-- Your goal --
Every record should be copied exactly, except that pictures are to be omitted.

* start *

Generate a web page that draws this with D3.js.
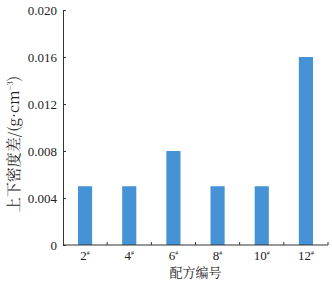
<!DOCTYPE html>
<html>
<head>
<meta charset="utf-8">
<script src="https://cdn.jsdelivr.net/npm/d3@7"></script>
<style>
  body { margin: 0; background: #fff; }
</style>
</head>
<body>
<div id="chart"></div>
<script>
// data
var categories = ["2", "4", "6", "8", "10", "12"];
var values = [0.005, 0.005, 0.008, 0.005, 0.005, 0.016];
var yTicks = [0, 0.004, 0.008, 0.012, 0.016, 0.020];

var serif = "'Liberation Serif', 'DejaVu Serif', serif";
var cjk = "'Noto Serif CJK SC', 'Liberation Serif', 'Noto Sans CJK SC', serif";

var width = 332, height = 281;
var margin = { top: 10, right: 4, bottom: 36, left: 63 };

var svg = d3.select("#chart").append("svg")
  .attr("width", width)
  .attr("height", height);

var x = d3.scaleBand()
  .domain(categories)
  .range([margin.left, width - margin.right])
  .paddingInner(0.68)
  .paddingOuter(0.34);

var y = d3.scaleLinear()
  .domain([0, 0.020])
  .range([height - margin.bottom, margin.top]);

// bars
svg.selectAll(".bar")
  .data(values)
  .enter().append("rect")
  .attr("class", "bar")
  .attr("x", function(d, i) { return x(categories[i]); })
  .attr("y", function(d) { return y(d); })
  .attr("width", x.bandwidth())
  .attr("height", function(d) { return y(0) - y(d); })
  .attr("fill", "#4592d4");

// y axis
var yAxis = svg.append("g")
  .attr("transform", "translate(" + margin.left + ",0)")
  .call(d3.axisLeft(y).tickValues(yTicks).tickSizeInner(-3).tickSizeOuter(0).tickPadding(6)
    .tickFormat(function(d) { return d === 0 ? "0" : d3.format(".3f")(d); }));
yAxis.attr("font-family", null);
yAxis.select(".domain").attr("stroke", "#333");
yAxis.selectAll(".tick line").attr("stroke", "#333");
yAxis.selectAll(".tick text")
  .style("font-family", serif)
  .style("font-size", "13px")
  .attr("fill", "#222");

// x axis: line plus ticks at band boundaries
var x0 = margin.left, x1 = width - margin.right;
var step = x.step();
var xg = svg.append("g").attr("transform", "translate(0," + y(0) + ")");
xg.append("line").attr("x1", x0).attr("x2", x1).attr("stroke", "#333");
var bounds = categories.map(function(c, i) { return x0 + step * (i + 1); });
xg.selectAll(".bt").data(bounds).enter().append("line")
  .attr("x1", function(d) { return d; }).attr("x2", function(d) { return d; })
  .attr("y1", 0).attr("y2", -3).attr("stroke", "#333");

var labs = xg.selectAll(".xl").data(categories).enter().append("text")
  .attr("x", function(d) { return x(d) + x.bandwidth() / 2; })
  .attr("y", 15)
  .attr("text-anchor", "middle")
  .style("font-family", serif)
  .style("font-size", "13px")
  .attr("fill", "#222");
labs.append("tspan").text(function(d) { return d; });
labs.append("tspan").attr("dy", -5).style("font-size", "6px").text("#");

// axis titles
svg.append("text")
  .attr("x", (x0 + x1) / 2)
  .attr("y", 277)
  .attr("text-anchor", "middle")
  .style("font-family", cjk)
  .style("font-size", "13px")
  .attr("fill", "#222")
  .text("配方编号");

var yt = svg.append("text")
  .attr("transform", "translate(19," + 144 + ") rotate(-90)")
  .attr("text-anchor", "middle")
  .style("font-family", cjk)
  .style("font-size", "15px")
  .attr("fill", "#222");
yt.append("tspan").text("上下密度差/(g·cm");
yt.append("tspan").attr("dy", -6).style("font-size", "8px").text("−3");
yt.append("tspan").attr("dy", 6).text(")");
</script>
</body>
</html>
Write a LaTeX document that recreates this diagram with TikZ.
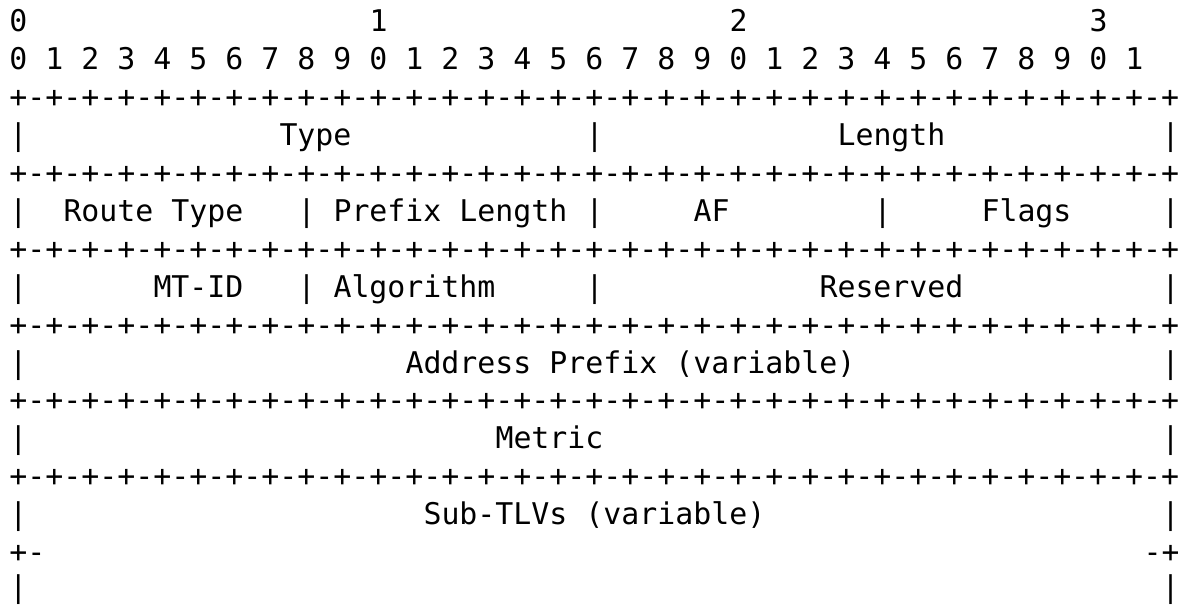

* end *

-- Expected answer --
Generate a web page that draws this with D3.js.
<!DOCTYPE html>
<html>
<head>
<meta charset="utf-8">
<script src="https://cdn.jsdelivr.net/npm/d3@7"></script>
<style>
  body { margin: 0; background: #fff; }
</style>
</head>
<body>
<div id="chart"></div>
<script>
// data
var categories = ["2", "4", "6", "8", "10", "12"];
var values = [0.005, 0.005, 0.008, 0.005, 0.005, 0.016];
var yTicks = [0, 0.004, 0.008, 0.012, 0.016, 0.020];

var serif = "'Liberation Serif', 'DejaVu Serif', serif";
var cjk = "'Noto Serif CJK SC', 'Liberation Serif', 'Noto Sans CJK SC', serif";

var width = 332, height = 281;
var margin = { top: 10, right: 4, bottom: 36, left: 63 };

var svg = d3.select("#chart").append("svg")
  .attr("width", width)
  .attr("height", height);

var x = d3.scaleBand()
  .domain(categories)
  .range([margin.left, width - margin.right])
  .paddingInner(0.68)
  .paddingOuter(0.34);

var y = d3.scaleLinear()
  .domain([0, 0.020])
  .range([height - margin.bottom, margin.top]);

// bars
svg.selectAll(".bar")
  .data(values)
  .enter().append("rect")
  .attr("class", "bar")
  .attr("x", function(d, i) { return x(categories[i]); })
  .attr("y", function(d) { return y(d); })
  .attr("width", x.bandwidth())
  .attr("height", function(d) { return y(0) - y(d); })
  .attr("fill", "#4592d4");

// y axis
var yAxis = svg.append("g")
  .attr("transform", "translate(" + margin.left + ",0)")
  .call(d3.axisLeft(y).tickValues(yTicks).tickSizeInner(-3).tickSizeOuter(0).tickPadding(6)
    .tickFormat(function(d) { return d === 0 ? "0" : d3.format(".3f")(d); }));
yAxis.attr("font-family", null);
yAxis.select(".domain").attr("stroke", "#333");
yAxis.selectAll(".tick line").attr("stroke", "#333");
yAxis.selectAll(".tick text")
  .style("font-family", serif)
  .style("font-size", "13px")
  .attr("fill", "#222");

// x axis: line plus ticks at band boundaries
var x0 = margin.left, x1 = width - margin.right;
var step = x.step();
var xg = svg.append("g").attr("transform", "translate(0," + y(0) + ")");
xg.append("line").attr("x1", x0).attr("x2", x1).attr("stroke", "#333");
var bounds = categories.map(function(c, i) { return x0 + step * (i + 1); });
xg.selectAll(".bt").data(bounds).enter().append("line")
  .attr("x1", function(d) { return d; }).attr("x2", function(d) { return d; })
  .attr("y1", 0).attr("y2", -3).attr("stroke", "#333");

var labs = xg.selectAll(".xl").data(categories).enter().append("text")
  .attr("x", function(d) { return x(d) + x.bandwidth() / 2; })
  .attr("y", 15)
  .attr("text-anchor", "middle")
  .style("font-family", serif)
  .style("font-size", "13px")
  .attr("fill", "#222");
labs.append("tspan").text(function(d) { return d; });
labs.append("tspan").attr("dy", -5).style("font-size", "6px").text("#");

// axis titles
svg.append("text")
  .attr("x", (x0 + x1) / 2)
  .attr("y", 277)
  .attr("text-anchor", "middle")
  .style("font-family", cjk)
  .style("font-size", "13px")
  .attr("fill", "#222")
  .text("配方编号");

var yt = svg.append("text")
  .attr("transform", "translate(19," + 144 + ") rotate(-90)")
  .attr("text-anchor", "middle")
  .style("font-family", cjk)
  .style("font-size", "15px")
  .attr("fill", "#222");
yt.append("tspan").text("上下密度差/(g·cm");
yt.append("tspan").attr("dy", -6).style("font-size", "8px").text("−3");
yt.append("tspan").attr("dy", 6).text(")");
</script>
</body>
</html>
Write a LaTeX document that recreates this diagram with TikZ.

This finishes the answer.